Where do you draw a line when it comes to buying a house? Can you be persuaded to buy a house with no garage, or without a nice outlook?
What about a property where a violent crime was committed or the traffic is so loud you need earplugs to sleep at night?
Everyone has looked at a house and wondered why someone would choose to live there, and it’s no surprise that stigmatised properties usually sell at a reduced price.
Rob van der Veen bought the bank and old bank manager’s house in Snowtown, South Australia in 2012.
This year it’s been 20 years since John Bunting, Robert Wagner, James Vlassakis, and Mark Haydon killed 11 people, some of whom were stored in barrels of acid in what is now van der Veen’s bank vault.
“We use the bank for storage at the moment, just boxes we need to get rid of and my cat sleeps in there all day,” says van der Veen. They choose to live in the four-bedroom house, which is a lot quieter than the bank.
“We get tourists out the front. The family gets out and takes selfies and line their kids up,” he says.
Tourists visit the bank every day. “Sometimes I talk to the tourists and they get a bit embarrassed if I come out. I say it’s fine, don’t stop.”
Van der Veen isn’t superstitious but has noticed that strange things happen around the house.
“We had a few things go missing and all of a sudden they just turned up. A set of keys went missing when we were renovating the kitchen. All of a sudden the keys were sitting right in front of us on the brand-new kitchen bench,” he says. If there is a presence, he considers it a positive one.
He enjoys where he lives and doesn’t ever regret the purchase. “It wasn’t an expensive property when we bought it, a four-bedroom house, plus it’s a bonus having a bank with a big room at the front where we can put our stuff,” says van der Veen.

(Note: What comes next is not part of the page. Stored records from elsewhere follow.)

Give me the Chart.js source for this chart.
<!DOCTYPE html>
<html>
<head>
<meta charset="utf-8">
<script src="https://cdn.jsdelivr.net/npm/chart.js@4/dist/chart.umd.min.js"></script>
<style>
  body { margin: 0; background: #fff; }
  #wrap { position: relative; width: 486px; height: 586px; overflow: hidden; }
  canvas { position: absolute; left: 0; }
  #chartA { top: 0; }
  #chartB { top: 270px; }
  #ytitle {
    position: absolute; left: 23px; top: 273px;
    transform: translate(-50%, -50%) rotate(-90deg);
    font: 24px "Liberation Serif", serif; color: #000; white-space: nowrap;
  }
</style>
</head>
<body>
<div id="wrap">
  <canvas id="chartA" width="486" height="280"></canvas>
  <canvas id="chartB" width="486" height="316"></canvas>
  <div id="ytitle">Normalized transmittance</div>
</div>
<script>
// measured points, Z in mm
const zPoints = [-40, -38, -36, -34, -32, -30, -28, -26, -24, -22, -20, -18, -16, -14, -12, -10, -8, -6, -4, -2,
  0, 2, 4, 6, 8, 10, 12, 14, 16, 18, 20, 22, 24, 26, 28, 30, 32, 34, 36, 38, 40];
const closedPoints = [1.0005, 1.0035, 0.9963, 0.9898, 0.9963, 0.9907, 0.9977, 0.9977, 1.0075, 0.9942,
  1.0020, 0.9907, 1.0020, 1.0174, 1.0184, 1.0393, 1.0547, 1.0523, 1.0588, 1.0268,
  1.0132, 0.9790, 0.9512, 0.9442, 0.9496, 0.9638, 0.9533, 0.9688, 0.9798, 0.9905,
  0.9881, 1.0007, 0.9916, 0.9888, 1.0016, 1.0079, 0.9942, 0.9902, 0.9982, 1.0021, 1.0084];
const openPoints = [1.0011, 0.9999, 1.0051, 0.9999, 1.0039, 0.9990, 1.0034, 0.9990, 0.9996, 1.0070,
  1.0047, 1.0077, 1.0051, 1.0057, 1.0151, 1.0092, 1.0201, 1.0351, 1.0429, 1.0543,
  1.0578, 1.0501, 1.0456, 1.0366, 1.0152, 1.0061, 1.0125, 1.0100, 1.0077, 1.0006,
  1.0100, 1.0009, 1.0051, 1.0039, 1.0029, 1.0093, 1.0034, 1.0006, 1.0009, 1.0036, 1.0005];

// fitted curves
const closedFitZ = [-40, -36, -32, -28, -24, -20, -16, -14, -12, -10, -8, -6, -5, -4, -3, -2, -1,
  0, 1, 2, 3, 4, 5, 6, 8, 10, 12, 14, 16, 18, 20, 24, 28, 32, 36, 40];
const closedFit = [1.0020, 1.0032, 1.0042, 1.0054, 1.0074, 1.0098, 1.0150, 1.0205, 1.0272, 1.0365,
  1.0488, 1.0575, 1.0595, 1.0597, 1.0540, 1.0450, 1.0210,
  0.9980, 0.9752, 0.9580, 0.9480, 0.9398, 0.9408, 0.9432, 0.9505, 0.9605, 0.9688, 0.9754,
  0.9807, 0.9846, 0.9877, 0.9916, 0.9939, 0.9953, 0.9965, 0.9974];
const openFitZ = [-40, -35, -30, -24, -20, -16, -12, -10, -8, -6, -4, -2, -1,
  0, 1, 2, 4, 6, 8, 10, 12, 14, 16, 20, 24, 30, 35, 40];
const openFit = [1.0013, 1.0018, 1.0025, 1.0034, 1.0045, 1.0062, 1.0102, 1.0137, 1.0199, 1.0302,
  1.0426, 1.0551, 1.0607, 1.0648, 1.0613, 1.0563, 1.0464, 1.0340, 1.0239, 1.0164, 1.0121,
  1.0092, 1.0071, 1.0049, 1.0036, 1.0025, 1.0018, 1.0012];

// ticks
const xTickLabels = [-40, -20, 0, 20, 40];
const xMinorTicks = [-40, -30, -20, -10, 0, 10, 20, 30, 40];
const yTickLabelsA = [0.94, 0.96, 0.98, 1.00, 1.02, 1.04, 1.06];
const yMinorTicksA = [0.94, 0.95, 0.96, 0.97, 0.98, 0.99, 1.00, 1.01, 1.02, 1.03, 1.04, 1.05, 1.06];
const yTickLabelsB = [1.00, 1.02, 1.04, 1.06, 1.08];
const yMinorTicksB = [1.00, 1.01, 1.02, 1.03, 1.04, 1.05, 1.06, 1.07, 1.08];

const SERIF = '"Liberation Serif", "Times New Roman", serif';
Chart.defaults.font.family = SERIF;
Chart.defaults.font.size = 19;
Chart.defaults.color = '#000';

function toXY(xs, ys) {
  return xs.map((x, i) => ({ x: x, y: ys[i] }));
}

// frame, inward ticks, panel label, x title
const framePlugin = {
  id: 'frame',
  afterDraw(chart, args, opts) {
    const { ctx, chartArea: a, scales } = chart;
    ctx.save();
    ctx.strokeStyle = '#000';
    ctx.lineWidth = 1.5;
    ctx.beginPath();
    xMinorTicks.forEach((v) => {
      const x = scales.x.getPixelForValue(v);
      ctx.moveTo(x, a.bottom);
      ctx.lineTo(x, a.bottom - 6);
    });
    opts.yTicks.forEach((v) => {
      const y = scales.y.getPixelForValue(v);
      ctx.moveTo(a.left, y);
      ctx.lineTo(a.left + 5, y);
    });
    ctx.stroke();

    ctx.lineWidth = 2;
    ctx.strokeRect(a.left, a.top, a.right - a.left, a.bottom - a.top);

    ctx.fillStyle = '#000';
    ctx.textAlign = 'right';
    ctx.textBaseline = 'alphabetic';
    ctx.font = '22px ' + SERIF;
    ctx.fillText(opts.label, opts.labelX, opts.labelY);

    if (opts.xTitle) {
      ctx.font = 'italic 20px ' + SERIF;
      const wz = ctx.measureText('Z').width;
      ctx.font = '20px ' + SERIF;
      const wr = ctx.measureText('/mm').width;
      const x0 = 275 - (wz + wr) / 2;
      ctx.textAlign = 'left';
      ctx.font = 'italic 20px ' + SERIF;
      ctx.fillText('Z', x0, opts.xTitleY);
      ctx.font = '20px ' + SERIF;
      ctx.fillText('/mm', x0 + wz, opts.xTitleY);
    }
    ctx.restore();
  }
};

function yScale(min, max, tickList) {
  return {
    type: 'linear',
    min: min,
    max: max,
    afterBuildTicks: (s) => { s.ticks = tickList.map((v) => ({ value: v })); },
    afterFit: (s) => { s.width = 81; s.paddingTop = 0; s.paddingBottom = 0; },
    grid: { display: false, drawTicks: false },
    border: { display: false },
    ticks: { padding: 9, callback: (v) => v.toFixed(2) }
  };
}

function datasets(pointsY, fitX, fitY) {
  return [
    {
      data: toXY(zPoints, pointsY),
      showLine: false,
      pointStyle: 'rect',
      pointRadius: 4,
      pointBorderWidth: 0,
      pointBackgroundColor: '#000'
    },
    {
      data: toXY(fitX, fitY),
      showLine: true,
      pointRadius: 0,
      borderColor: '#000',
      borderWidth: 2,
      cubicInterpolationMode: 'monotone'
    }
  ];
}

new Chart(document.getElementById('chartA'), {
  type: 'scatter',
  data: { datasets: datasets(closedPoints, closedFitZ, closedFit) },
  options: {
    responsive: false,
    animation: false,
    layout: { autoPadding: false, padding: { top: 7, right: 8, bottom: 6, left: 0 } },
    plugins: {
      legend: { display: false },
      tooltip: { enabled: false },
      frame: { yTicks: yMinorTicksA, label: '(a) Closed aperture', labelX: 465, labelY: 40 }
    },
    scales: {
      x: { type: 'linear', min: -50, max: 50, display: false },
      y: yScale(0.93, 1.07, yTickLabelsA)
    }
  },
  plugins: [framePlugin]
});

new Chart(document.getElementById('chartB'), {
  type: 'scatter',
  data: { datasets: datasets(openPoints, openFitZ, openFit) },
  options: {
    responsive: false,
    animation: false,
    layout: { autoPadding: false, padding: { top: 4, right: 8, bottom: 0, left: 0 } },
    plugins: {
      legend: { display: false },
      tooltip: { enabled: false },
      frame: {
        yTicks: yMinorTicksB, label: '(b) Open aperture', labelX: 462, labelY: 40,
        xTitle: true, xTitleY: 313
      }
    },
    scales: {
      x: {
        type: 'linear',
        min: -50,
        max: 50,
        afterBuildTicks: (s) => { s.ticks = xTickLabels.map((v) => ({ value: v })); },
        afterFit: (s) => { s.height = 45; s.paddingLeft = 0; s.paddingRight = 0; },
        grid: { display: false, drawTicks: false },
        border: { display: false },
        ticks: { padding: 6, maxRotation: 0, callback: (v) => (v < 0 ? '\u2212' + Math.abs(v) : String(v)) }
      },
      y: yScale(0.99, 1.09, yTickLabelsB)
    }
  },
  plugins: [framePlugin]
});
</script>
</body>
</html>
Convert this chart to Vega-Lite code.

Michelle Wilson also doesn’t regret purchasing her property on Old Canterbury Road at Dulwich Hill, Sydney. “The cars move 24 hours a day,” she says. “There’s a cement plate on the road out the front of our house and we hear the ‘dd, dd’ sound all night.”
The road is 10 metres from her bedroom window and the traffic lights are 500 metres up the road. “Sometimes the traffic banks up quite heavily in front of our home,” says Wilson. “At the moment I have a semi-trailer parked outside my house.”
The noise and light from the cars have affected Wilson’s sleep. “I sleep with earplugs in. It’s loud.”
The property was bought through a family agreement and was cheaper than other houses in the area. “I don’t regret moving into this area at all. I like the cafe and food culture and there’s a park across the road,” she says.
David Ford was living at Marrickville, five kilometres from Sydney airport, before the noise drove him out. “They were really low. When we were watching the news on the telly, a plane would come over and drown it out,” says Ford.
While Sydney airport has a curfew between 11pm and 6am, planes fly over Marrickville outside the curfew. In March this year, the average daily movement of flights above Marrickville was 236.
Noise monitoring stations for that area recorded aircraft reaching or passing the 70 decibels mark up to 202 times every day on average in March. This is about as loud as a vacuum cleaner or a hair dryer.
“They were a lot louder than a vacuum cleaner,” says Ford. “After a while you don’t notice it, but on a sunny weekend when you invite people around and a plane takes off, everyone stops and looks at it. ‘Oh yeah, we have a big plane flying over our house.’ ”
The president of the Real Estate Institute of Australia, Adrian Kelly, once sold a property that squatters were living in for 30 years.
He says, “from a real estate point of view, those sorts of properties are the best ones because they are different. They aren’t the run-of-the-mill sort of property. In terms of marketing you can be really up front with people. It all comes down to price.”